This is heartbreaking. Being there for your child is the holy grail of parenting, and you did that. Being there. Being available. Showing up. Being present. Doesn’t matter what their reaction is, they know you are there when they need you. I am holding on to this theory for dear life. I think we trick ourselves into believing that we are always supposed to have some kind of correct answer…and I know we all miraculously pull those out of our butts sometimes and that feels rewarding. But that isn’t whats going to make for confident strong people. The thing that will do that is them knowing you are concerned, available, and totally madly in love with them. Your awkward reach for her hand, that was denied, is absolute proof of love and dedication. She has the choice to take it or leave it as needed – she has love and security available to her, and you made it known. I think you are Wonder Woman.

Reply

TKW September 25, 2012 at 4:17 pm

Camille,

Well, if Wonder Woman didn’t have her awesome lasso of truth and her invisible plane and those bracelets that deflected bullets, then yes. I would be Wonder Woman. xoxo

Reply

S in AK September 25, 2012 at 9:16 am

Wouldn’t “fail” mean you weren’t there for her? It seems to me that not only were you there, you listened when she said, “No!” I think a large part of the reason she’s able to feel so independent is because she *knows* you’re there for her if she needs you.

Reply

TKW September 25, 2012 at 4:18 pm

S in AK,

Honoring the “no” is a hard thing to do, but I’m trying.

Reply

Heather September 25, 2012 at 11:10 am

and even if we didn’t want to keep chasing them, we can’t help that we’re pulled.

love you.

xo

Reply

TKW September 25, 2012 at 4:22 pm

Heather,
Love you and miss you. xo

Reply

Kristen @ Motherese September 25, 2012 at 11:21 am

I’m with the rest of the posse here: you did not fail! You were there and you talked. You showed her your own vulnerability so that, in time, when she’s ready, she’ll be able to show you hers. I think Miss D. and Miss M. are awfully lucky to have you as a mom, just as I am very lucky to have you as a friend. xo

Reply

TKW September 25, 2012 at 4:23 pm

Kristen,

You are so nice to me. The thing is, I talked to her…WAY too much. Argh! This mothering business needs to get easier.

Reply

Jane September 25, 2012 at 11:28 am

Call me. Write me. Anything you need, because I was in your exact spot ten years ago with my then-ten-year-old daughter and the sting is still there. (I know, not very comforting but read on)

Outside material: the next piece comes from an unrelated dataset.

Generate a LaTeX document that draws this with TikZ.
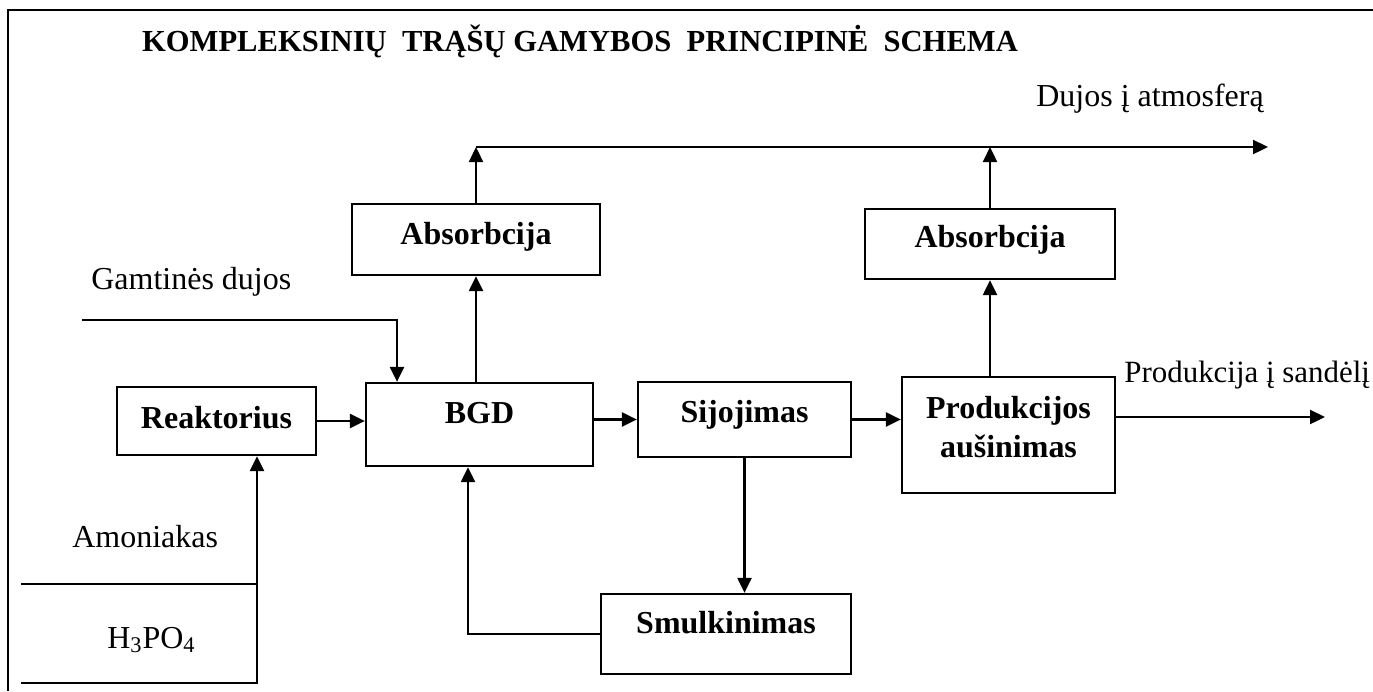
\documentclass[tikz,border=0pt]{standalone}
\usepackage{fontspec}
\setmainfont{Liberation Serif}
\usetikzlibrary{arrows.meta}

\begin{document}
\begin{tikzpicture}[
  every node/.style={
    font=\fontsize{18.2}{22}\selectfont, inner sep=0pt
  },
  unit/.style={
    draw, line width=1.3pt, minimum width=#1
  },
  utitle/.style={
    font=\fontsize{18.2}{22}\selectfont\bfseries, align=center
  },
  flow/.style={
    font=\fontsize{18.2}{22}\selectfont, anchor=base west
  },
  arr/.style={
    -{Triangle[length=3mm, width=2.8mm]}, line width=1.3pt
  },
  pipe/.style={
    line width=1.3pt
  }
]

\useasboundingbox (0,0) rectangle (27.46,-13.82);

% Frame and title
\draw[line width=1.4pt] (0.16,-13.82) -- (0.16,-0.2) -- (27.46,-0.2);
\node[utitle, font=\fontsize{17.4}{21}\selectfont\bfseries, anchor=base] (title) at (11.6,-1.02)
  {KOMPLEKSINIŲ~ TRĄŠŲ GAMYBOS~ PRINCIPINĖ~ SCHEMA};

% Units
\node[unit=3.98cm, minimum height=1.36cm] (reak) at (4.33,-8.42) {};
\node[utitle] (reaktxt) at ([yshift=0.7mm]reak.center) {Reaktorius};

\node[unit=4.54cm, minimum height=1.66cm] (bgd) at (9.59,-8.49) {};
\node[utitle] (bgdtxt) at ([yshift=2.3mm]bgd.center) {BGD};

\node[unit=4.26cm, minimum height=1.5cm] (sij) at (14.89,-8.39) {};
\node[utitle] (sijtxt) at ([yshift=0.9mm]sij.center) {Sijojimas};

\node[unit=4.26cm, minimum height=2.32cm] (prod) at (20.17,-8.7) {};
\node[utitle] (prodtxt) at ([yshift=1.6mm]prod.center) {Produkcijos\\aušinimas};

\node[unit=4.96cm, minimum height=1.42cm] (abs1) at (9.52,-4.79) {};
\node[utitle] (abs1txt) at ([yshift=0.5mm]abs1.center) {Absorbcija};

\node[unit=5cm, minimum height=1.4cm] (abs2) at (19.8,-4.88) {};
\node[utitle] (abs2txt) at ([yshift=0.8mm]abs2.center) {Absorbcija};

\node[unit=5cm, minimum height=1.6cm] (smul) at (14.52,-12.68) {};
\node[utitle] (smultxt) at ([yshift=2.2mm]smul.center) {Smulkinimas};

% Free ends of the streams
\coordinate (atm) at (25.36,-2.94);
\coordinate (gas) at (1.64,-6.4);
\coordinate (gasdrop) at (7.94,-6.4);
\coordinate (amon) at (0.42,-11.68);
\coordinate (acid) at (0.42,-13.66);
\coordinate (join) at (5.14,-13.66);
\coordinate (store) at (26.5,-8.34);

% Stream labels
\node[flow] (atmlbl) at (20.72,-2.12) {Dujos į atmosferą};
\node[flow] (gaslbl) at (1.82,-5.78) {Gamtinės dujos};
\node[flow] (amonlbl) at (1.44,-10.94) {Amoniakas};
\node[flow] (acidlbl) at (2.14,-12.96) {H\textsubscript{3}PO\textsubscript{4}};
\node[flow, font=\fontsize{17.6}{21}\selectfont] (storelbl) at (22.48,-7.64) {Produkcija į sandėlį};

% Main line
\draw[arr] (reak.east) -- (reak.east -| bgd.west);
\draw[arr] (sij.west -| bgd.east) -- (sij.west);
\draw[arr] (sij.east) -- (sij.east -| prod.west);
\draw[arr] (prod.east |- store) -- (store);

% Feeds
\draw[arr] (gas) -- (gasdrop) -- (gasdrop |- bgd.north);
\draw[pipe] (amon) -- (amon -| join);
\draw[arr] (acid) -- (join) -- (join |- reak.south);

% Gases
\draw[arr] (bgd.north -| abs1.south) -- (abs1.south);
\draw[arr] (prod.north -| abs2.south) -- (abs2.south);
\draw[arr] (abs1.north) -- (abs1.north |- atm);
\draw[arr] (abs2.north) -- (abs2.north |- atm);
\draw[arr] (abs1.north |- atm) -- (atm);

% Recycle
\draw[arr] (sij.south) -- (sij.south |- smul.north);
\draw[arr] (smul.west) -| ([xshift=-2.3mm]bgd.south);

\end{tikzpicture}
\end{document}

I had the same “fail” because I thought I’d have so much more time. But didn’t.

I want you to know she and I both laugh about it now. She makes jokes. She teases me. And the way she remembers it, I WAS there for her – even though she pushed me away at the time. But because I didn’t hug when she didn’t want one. Because I handed her a book when she just didn’t want to talk any more. Because I hovered but didn’t smother – she felt I was there for her.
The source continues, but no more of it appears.